Solved – Confidence intervals when the sample size is very large

confidence intervallarge datareporting

My question could be rephrased as "how to assess a sampling error using big data", especially for a journal publication. Here is an example to illustrate a challenge.

From a very large dataset (>100000 unique patients and their prescribed drugs from 100 hospitals), I interested in estimating a proportion of patients taking a specific drug. It's straightforward to get this proportion. Its confidence interval (e.g., parametric or bootstrap) is incredibly tight/narrow, because n is very large. While it's fortunate to have a large sample size, I'm still searching for a way to assess, present, and/or visualize some forms of error probabilities. While it seems unhelpful (if not misleading) to put/visualize a confidence interval (e.g., 95% CI: .65878 – .65881), it also seems impossible to avoid some statements about uncertainity.

Please let me know what you think. I would appreciate any literature on this topic; ways to avoid over-confidence in data even with a large sample size.

Best Answer

This problem has come up in some of my research as well (as a epidemic modeler, I have the luxury of making my own data sets, and with large enough computers, they can be essentially arbitrarily sized. A few thoughts:

  • In terms of reporting, I think you can report more precise confidence intervals, though the utility of this is legitimately a little questionable. But it's not wrong, and with data sets of this size, I don't think there's much call to both demand confidence intervals be reported and then complain that we'd really all like them to be rounded to two digits, etc.
  • In terms of avoiding overconfidence, I think the key is to remember that precision and accuracy are different things, and to avoid trying to conflate the two.
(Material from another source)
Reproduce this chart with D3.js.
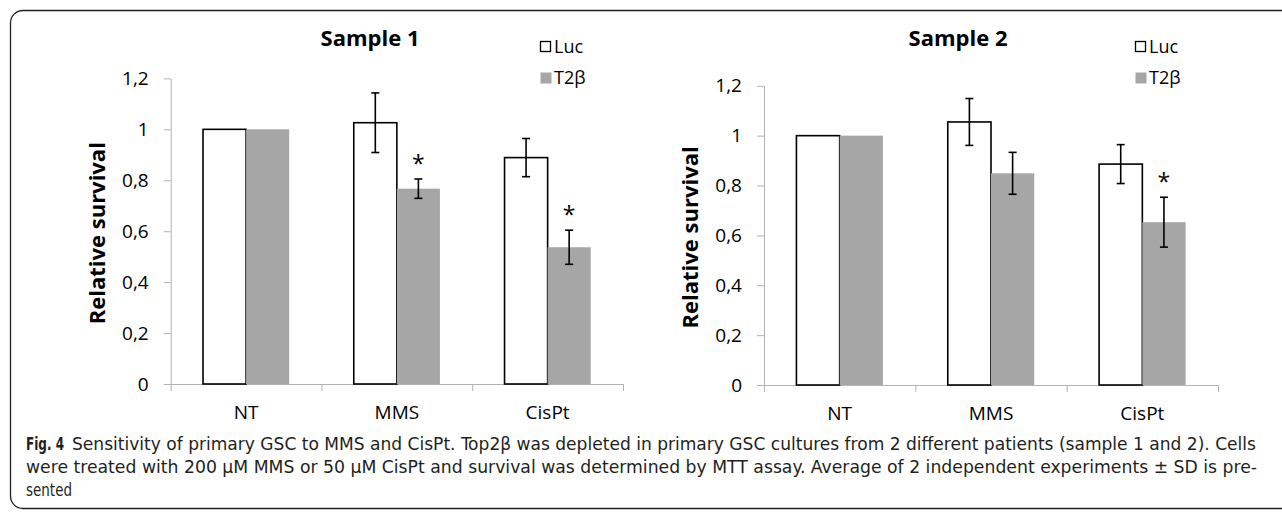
<!DOCTYPE html>
<html>
<head>
<meta charset="utf-8">
<script src="https://cdn.jsdelivr.net/npm/d3@7"></script>
<style>
  body { margin: 0; background: #fff; }
  svg { display: block; }
  .chart text { font-family: "Open Sans", "Noto Sans", sans-serif; fill: #000; }
  .caption text { font-family: "Liberation Sans Narrow", "DejaVu Sans Condensed", "Liberation Sans", sans-serif; fill: #231f20; }
</style>
</head>
<body>
<svg id="fig" width="1282" height="513"></svg>
<script>
// categories and series
var categories = ["NT", "MMS", "CisPt"];
var seriesNames = ["Luc", "T2β"];
var yTicks = [0, 0.2, 0.4, 0.6, 0.8, 1, 1.2];

// sample 1 (mean, SD)
var s1Luc = [1.0, 1.026, 0.889];
var s1LucSd = [0, 0.117, 0.075];
var s1T2b = [1.0, 0.767, 0.537];
var s1T2bSd = [0, 0.038, 0.067];
var s1Star = [false, true, true];

// sample 2 (mean, SD)
var s2Luc = [1.0, 1.055, 0.886];
var s2LucSd = [0, 0.094, 0.078];
var s2T2b = [1.0, 0.849, 0.653];
var s2T2bSd = [0, 0.084, 0.100];
var s2Star = [false, false, true];

var captionLines = [
    "Sensitivity of primary GSC to MMS and CisPt. Top2β was depleted in primary GSC cultures from 2 different patients (sample 1 and 2). Cells",
    "were treated with 200 µM MMS or 50 µM CisPt and survival was determined by MTT assay. Average of 2 independent experiments ± SD is pre-",
    "sented"
];

var svg = d3.select("#fig");
var barGray = "#a6a6a6";
var axisGray = "#b3b3b3";
var fmt = function(d){ return String(d).replace(".", ","); };

// frame round the figure
svg.append("path")
    .attr("d", "M1290,10.5 H23 A12.5,12.5 0 0 0 10.5,23 V496 A12.5,12.5 0 0 0 23,508.5 H1290")
    .attr("fill", "none")
    .attr("stroke", "#231f20")
    .attr("stroke-width", 1.3);

function drawPanel(opt) {
    var g = svg.append("g").attr("class", "chart");

    var x = d3.scaleBand().domain(categories).range([opt.x0, opt.x1]).padding(0);
    var xs = d3.scaleBand().domain(seriesNames).range([0, x.bandwidth()])
        .paddingInner(0).paddingOuter(0.75);
    var y = d3.scaleLinear().domain([0, 1.2]).range([opt.y0, opt.y1]);

    // y axis
    var yAxis = g.append("g")
        .attr("transform", "translate(" + opt.x0 + ",0)")
        .call(d3.axisLeft(y).tickValues(yTicks).tickFormat(fmt)
            .tickSize(7).tickSizeOuter(0).tickPadding(15));
    yAxis.selectAll("path,line").attr("stroke", axisGray);
    yAxis.selectAll("text").style("font-size", "19px").attr("fill", "#000");

    // x axis: tick marks at category borders
    var xb = d3.scaleLinear().domain([0, categories.length]).range([opt.x0, opt.x1]);
    var xAxis = g.append("g")
        .attr("transform", "translate(0," + opt.y0 + ")")
        .call(d3.axisBottom(xb).tickValues(d3.range(categories.length + 1))
            .tickFormat("").tickSize(7).tickSizeOuter(0));
    xAxis.selectAll("path,line").attr("stroke", axisGray);

    var xLab = g.append("g")
        .attr("transform", "translate(0," + opt.y0 + ")")
        .call(d3.axisBottom(x).tickSize(0).tickPadding(22));
    xLab.select(".domain").remove();
    xLab.selectAll("text").style("font-size", "19px").attr("fill", "#000");

    var rows = categories.map(function(c, i){
        return [
            {cat: c, s: "Luc", v: opt.luc[i], sd: opt.lucSd[i], star: false},
            {cat: c, s: "T2β", v: opt.t2b[i], sd: opt.t2bSd[i], star: opt.star[i]}
        ];
    });
    var flat = [].concat.apply([], rows);

    // bars
    g.selectAll("rect.bar").data(flat).enter().append("rect")
        .attr("class", "bar")
        .attr("x", function(d){ return x(d.cat) + xs(d.s); })
        .attr("y", function(d){ return y(d.v); })
        .attr("width", xs.bandwidth())
        .attr("height", function(d){ return y(0) - y(d.v); })
        .attr("fill", function(d){ return d.s === "Luc" ? "#fff" : barGray; })
        .attr("stroke", function(d){ return d.s === "Luc" ? "#000" : "none"; })
        .attr("stroke-width", 1.6);

    // error bars
    var err = flat.filter(function(d){ return d.sd > 0; });
    var cx = function(d){ return x(d.cat) + xs(d.s) + xs.bandwidth() / 2; };
    var eg = g.selectAll("g.err").data(err).enter().append("g").attr("class", "err")
        .attr("stroke", "#000").attr("stroke-width", 1.6);
    eg.append("line")
        .attr("x1", cx).attr("x2", cx)
        .attr("y1", function(d){ return y(d.v + d.sd); })
        .attr("y2", function(d){ return y(d.v - d.sd); });
    eg.append("line")
        .attr("x1", function(d){ return cx(d) - 4; }).attr("x2", function(d){ return cx(d) + 4; })
        .attr("y1", function(d){ return y(d.v + d.sd); })
        .attr("y2", function(d){ return y(d.v + d.sd); });
    eg.append("line")
        .attr("x1", function(d){ return cx(d) - 4; }).attr("x2", function(d){ return cx(d) + 4; })
        .attr("y1", function(d){ return y(d.v - d.sd); })
        .attr("y2", function(d){ return y(d.v - d.sd); });

    // significance stars
    g.selectAll("text.star").data(flat.filter(function(d){ return d.star; })).enter()
        .append("text").attr("class", "star")
        .attr("x", cx)
        .attr("y", function(d){ return y(d.v + d.sd) - 7; })
        .attr("text-anchor", "middle")
        .style("font-size", "23px")
        .text("*");

    // title
    g.append("text")
        .attr("x", opt.titleX).attr("y", 46)
        .attr("text-anchor", "middle")
        .style("font-size", "22px").style("font-weight", "bold")
        .text(opt.title);

    // y axis title
    g.append("text")
        .attr("transform", "translate(" + (opt.x0 - 66) + "," + ((opt.y0 + opt.y1) / 2 + 2) + ") rotate(-90)")
        .attr("text-anchor", "middle")
        .style("font-size", "22px").style("font-weight", "bold")
        .text("Relative survival");

    // legend
    var lg = g.append("g").attr("transform", "translate(" + opt.legX + ",41)");
    seriesNames.forEach(function(s, i){
        lg.append("rect")
            .attr("x", 0.5).attr("y", i * 31 + 0.5)
            .attr("width", s === "Luc" ? 10 : 11).attr("height", s === "Luc" ? 10 : 11)
            .attr("fill", s === "Luc" ? "#fff" : barGray)
            .attr("stroke", s === "Luc" ? "#000" : "none")
            .attr("stroke-width", 1.3);
        lg.append("text")
            .attr("x", 14).attr("y", i * 31 + 12)
            .style("font-size", "18px")
            .text(s);
    });
}

drawPanel({x0: 170.7, x1: 623, y0: 384, y1: 78.4, title: "Sample 1", titleX: 370, legX: 540,
    luc: s1Luc, lucSd: s1LucSd, t2b: s1T2b, t2bSd: s1T2bSd, star: s1Star});
drawPanel({x0: 764, x1: 1218, y0: 385, y1: 85.8, title: "Sample 2", titleX: 958, legX: 1135,
    luc: s2Luc, lucSd: s2LucSd, t2b: s2T2b, t2bSd: s2T2bSd, star: s2Star});

// caption
var cap = svg.append("g").attr("class", "caption");
cap.append("text")
    .attr("x", 26).attr("y", 450)
    .style("font-size", "18px").style("font-weight", "bold")
    .attr("textLength", 38).attr("lengthAdjust", "spacingAndGlyphs")
    .text("Fig. 4");
var capWidths = [1184, 1231, 46];
var capX = [72, 26, 26];
captionLines.forEach(function(t, i){
    cap.append("text")
        .attr("x", capX[i]).attr("y", 450 + i * 23)
        .style("font-size", "17px")
        .attr("textLength", capWidths[i]).attr("lengthAdjust", "spacingAndGlyphs")
        .text(t);
});
</script>
</body>
</html>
It is very tempting, when you have a large sample, to get sucked into how very precise the estimated effect is and not think that it might also be wrong. That I think is the key - a biased data set will have that bias at N = 10, or 100, or 1000 or 100,000.

The whole purpose of large data sets is to provide precise estimates, so I don't think you need to shy away from that precision. But you do have to remember that you can't make bad data better simply by collecting larger volumes of bad data.